Given problem → What are the lines from the one with "Emit a web page" through the one with "for (var yr", inclusive? Output them exactly, and leave out the pictures.

Data supplied →
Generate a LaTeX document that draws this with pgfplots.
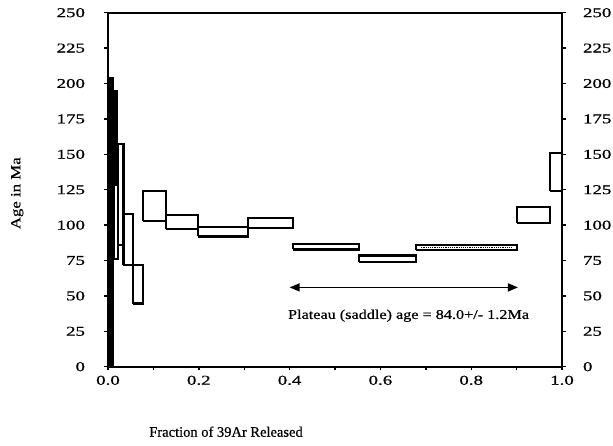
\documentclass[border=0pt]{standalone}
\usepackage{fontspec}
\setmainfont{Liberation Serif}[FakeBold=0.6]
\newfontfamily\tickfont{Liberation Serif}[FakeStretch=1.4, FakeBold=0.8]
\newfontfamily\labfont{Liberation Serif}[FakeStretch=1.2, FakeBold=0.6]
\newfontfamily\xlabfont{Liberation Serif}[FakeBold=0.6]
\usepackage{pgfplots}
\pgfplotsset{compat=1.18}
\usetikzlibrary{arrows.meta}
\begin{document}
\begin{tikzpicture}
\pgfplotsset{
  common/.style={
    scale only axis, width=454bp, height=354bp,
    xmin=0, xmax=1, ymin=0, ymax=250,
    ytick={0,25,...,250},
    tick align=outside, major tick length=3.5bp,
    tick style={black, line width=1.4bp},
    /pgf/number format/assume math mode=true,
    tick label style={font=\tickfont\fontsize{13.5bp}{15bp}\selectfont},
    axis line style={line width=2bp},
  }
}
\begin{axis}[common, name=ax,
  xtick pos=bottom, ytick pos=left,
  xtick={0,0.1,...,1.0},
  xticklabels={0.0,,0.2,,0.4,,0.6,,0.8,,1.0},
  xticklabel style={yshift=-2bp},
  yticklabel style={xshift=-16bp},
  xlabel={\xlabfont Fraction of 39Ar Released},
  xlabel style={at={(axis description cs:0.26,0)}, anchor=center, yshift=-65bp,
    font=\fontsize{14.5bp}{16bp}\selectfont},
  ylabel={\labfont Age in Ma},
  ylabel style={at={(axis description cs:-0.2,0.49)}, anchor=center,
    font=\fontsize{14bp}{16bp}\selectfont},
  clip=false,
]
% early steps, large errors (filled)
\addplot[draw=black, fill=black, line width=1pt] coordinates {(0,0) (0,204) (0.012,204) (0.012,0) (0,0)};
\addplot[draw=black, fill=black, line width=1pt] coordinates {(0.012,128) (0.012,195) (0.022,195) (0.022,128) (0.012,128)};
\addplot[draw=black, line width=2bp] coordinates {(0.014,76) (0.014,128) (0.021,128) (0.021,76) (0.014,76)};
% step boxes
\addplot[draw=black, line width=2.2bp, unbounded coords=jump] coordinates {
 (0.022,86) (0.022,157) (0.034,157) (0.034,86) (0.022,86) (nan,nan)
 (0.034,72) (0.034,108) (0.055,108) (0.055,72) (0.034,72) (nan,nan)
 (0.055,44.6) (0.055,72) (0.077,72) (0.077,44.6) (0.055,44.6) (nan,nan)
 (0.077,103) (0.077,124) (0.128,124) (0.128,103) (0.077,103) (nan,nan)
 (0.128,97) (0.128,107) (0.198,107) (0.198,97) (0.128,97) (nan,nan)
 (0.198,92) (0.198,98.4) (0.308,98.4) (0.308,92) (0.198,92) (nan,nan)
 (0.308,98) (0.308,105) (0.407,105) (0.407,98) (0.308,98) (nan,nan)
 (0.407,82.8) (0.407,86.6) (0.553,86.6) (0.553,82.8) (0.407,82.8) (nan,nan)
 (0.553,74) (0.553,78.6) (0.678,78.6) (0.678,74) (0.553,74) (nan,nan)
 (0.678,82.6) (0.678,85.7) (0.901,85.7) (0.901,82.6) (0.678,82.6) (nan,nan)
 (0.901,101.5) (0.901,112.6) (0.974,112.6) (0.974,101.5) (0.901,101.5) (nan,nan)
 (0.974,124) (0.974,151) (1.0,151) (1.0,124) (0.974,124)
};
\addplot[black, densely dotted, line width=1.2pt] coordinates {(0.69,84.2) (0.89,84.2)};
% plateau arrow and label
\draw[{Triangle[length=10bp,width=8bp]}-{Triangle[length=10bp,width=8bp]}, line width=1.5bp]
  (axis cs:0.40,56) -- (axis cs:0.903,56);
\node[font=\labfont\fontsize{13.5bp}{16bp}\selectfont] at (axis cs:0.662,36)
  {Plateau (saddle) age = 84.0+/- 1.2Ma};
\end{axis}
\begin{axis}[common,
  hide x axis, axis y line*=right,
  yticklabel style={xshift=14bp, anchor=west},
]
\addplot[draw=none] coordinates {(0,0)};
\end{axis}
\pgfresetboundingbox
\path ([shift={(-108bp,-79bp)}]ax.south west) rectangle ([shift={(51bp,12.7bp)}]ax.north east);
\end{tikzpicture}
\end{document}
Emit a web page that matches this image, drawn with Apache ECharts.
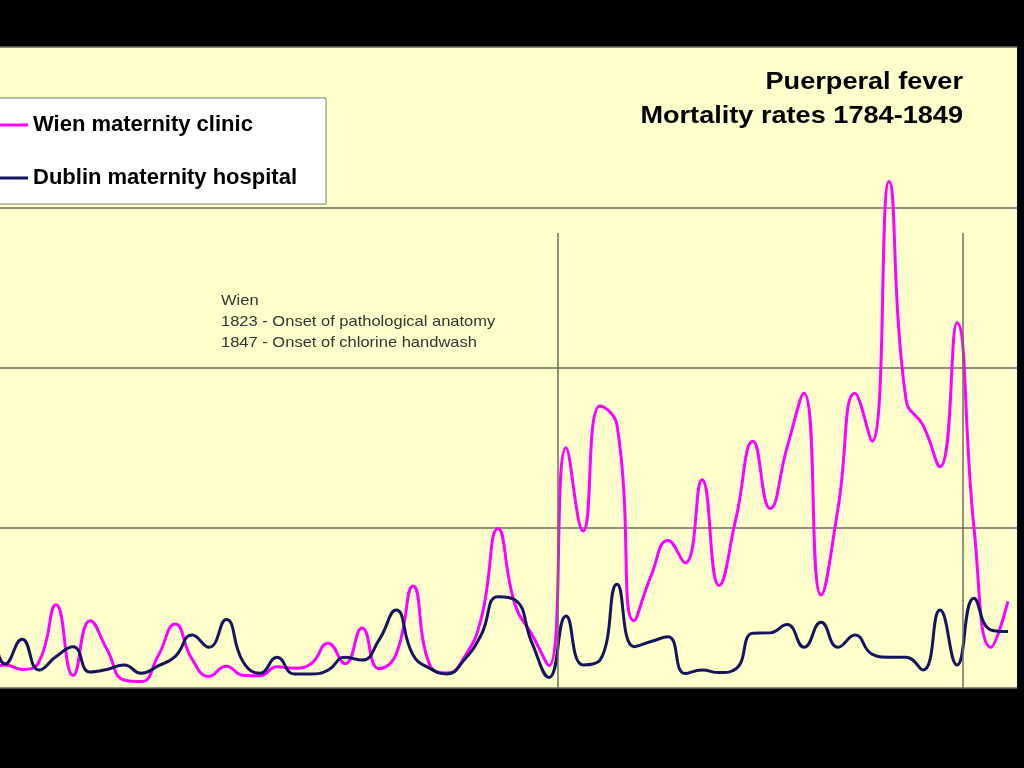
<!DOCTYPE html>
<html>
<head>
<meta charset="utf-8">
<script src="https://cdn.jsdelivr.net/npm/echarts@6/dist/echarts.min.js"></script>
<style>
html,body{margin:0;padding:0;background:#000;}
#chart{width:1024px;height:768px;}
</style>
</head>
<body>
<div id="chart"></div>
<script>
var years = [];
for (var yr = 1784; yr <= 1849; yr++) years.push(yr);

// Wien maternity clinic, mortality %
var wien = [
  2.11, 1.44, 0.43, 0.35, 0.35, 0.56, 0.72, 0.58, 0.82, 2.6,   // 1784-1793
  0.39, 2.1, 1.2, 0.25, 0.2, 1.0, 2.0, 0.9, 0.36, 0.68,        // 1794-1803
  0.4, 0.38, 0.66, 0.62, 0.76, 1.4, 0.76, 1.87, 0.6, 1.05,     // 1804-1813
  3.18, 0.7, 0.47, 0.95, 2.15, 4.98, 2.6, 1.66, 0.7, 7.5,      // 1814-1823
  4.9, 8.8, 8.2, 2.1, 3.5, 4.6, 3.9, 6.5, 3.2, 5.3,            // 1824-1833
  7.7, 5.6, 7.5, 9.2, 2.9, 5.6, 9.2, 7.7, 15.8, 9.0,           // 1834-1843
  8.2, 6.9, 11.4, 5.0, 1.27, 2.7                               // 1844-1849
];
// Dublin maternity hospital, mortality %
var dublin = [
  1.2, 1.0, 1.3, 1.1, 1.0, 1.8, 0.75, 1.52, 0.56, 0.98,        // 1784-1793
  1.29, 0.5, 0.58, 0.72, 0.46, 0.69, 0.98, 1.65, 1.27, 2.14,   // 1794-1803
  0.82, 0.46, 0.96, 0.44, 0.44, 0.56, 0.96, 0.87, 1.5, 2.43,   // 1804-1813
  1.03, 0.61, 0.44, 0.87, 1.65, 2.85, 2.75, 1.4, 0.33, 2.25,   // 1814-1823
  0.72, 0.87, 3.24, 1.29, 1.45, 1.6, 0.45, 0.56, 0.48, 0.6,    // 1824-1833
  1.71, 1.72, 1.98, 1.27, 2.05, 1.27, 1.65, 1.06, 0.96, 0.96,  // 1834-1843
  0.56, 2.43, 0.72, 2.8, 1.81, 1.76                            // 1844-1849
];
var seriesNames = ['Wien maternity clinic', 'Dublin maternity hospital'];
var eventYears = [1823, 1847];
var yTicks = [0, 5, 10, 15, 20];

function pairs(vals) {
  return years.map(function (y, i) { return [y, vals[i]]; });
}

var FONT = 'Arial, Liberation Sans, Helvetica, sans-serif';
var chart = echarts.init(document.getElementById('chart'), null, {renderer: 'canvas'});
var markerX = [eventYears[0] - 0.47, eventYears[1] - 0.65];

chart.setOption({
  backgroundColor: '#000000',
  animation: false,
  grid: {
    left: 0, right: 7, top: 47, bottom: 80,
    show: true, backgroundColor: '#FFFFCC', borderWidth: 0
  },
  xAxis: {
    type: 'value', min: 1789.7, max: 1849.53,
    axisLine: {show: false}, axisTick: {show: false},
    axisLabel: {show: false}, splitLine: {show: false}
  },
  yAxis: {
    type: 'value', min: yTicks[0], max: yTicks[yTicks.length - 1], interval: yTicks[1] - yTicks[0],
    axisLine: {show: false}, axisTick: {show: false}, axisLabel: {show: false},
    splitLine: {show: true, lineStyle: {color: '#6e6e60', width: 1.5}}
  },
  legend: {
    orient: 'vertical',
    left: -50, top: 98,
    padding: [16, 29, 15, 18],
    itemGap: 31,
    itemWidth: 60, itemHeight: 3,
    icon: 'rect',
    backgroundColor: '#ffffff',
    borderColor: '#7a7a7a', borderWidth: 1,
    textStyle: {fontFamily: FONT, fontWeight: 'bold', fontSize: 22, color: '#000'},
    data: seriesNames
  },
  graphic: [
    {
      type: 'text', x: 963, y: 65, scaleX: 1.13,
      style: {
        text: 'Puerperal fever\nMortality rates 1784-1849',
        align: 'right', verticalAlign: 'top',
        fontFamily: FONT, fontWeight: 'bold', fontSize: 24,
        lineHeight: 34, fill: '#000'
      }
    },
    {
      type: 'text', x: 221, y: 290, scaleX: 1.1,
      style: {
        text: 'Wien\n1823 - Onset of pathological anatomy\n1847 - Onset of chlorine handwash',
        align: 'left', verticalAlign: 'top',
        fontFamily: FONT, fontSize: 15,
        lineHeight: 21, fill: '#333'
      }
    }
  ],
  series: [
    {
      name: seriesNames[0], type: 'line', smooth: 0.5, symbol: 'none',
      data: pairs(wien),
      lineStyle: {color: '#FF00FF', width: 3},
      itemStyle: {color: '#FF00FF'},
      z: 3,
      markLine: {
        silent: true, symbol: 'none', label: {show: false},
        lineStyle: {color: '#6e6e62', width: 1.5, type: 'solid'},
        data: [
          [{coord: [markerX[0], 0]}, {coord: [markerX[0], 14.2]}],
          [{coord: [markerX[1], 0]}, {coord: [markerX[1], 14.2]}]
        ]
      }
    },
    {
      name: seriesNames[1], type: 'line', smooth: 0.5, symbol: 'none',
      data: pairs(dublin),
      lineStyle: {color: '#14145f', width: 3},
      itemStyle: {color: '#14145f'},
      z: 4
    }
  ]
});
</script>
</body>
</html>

Response to this task →
Emit a web page that matches this image, drawn with Apache ECharts.
<!DOCTYPE html>
<html>
<head>
<meta charset="utf-8">
<script src="https://cdn.jsdelivr.net/npm/echarts@6/dist/echarts.min.js"></script>
<style>
html,body{margin:0;padding:0;background:#000;}
#chart{width:1024px;height:768px;}
</style>
</head>
<body>
<div id="chart"></div>
<script>
var years = [];
for (var yr = 1784; yr <= 1849; yr++) years.push(yr);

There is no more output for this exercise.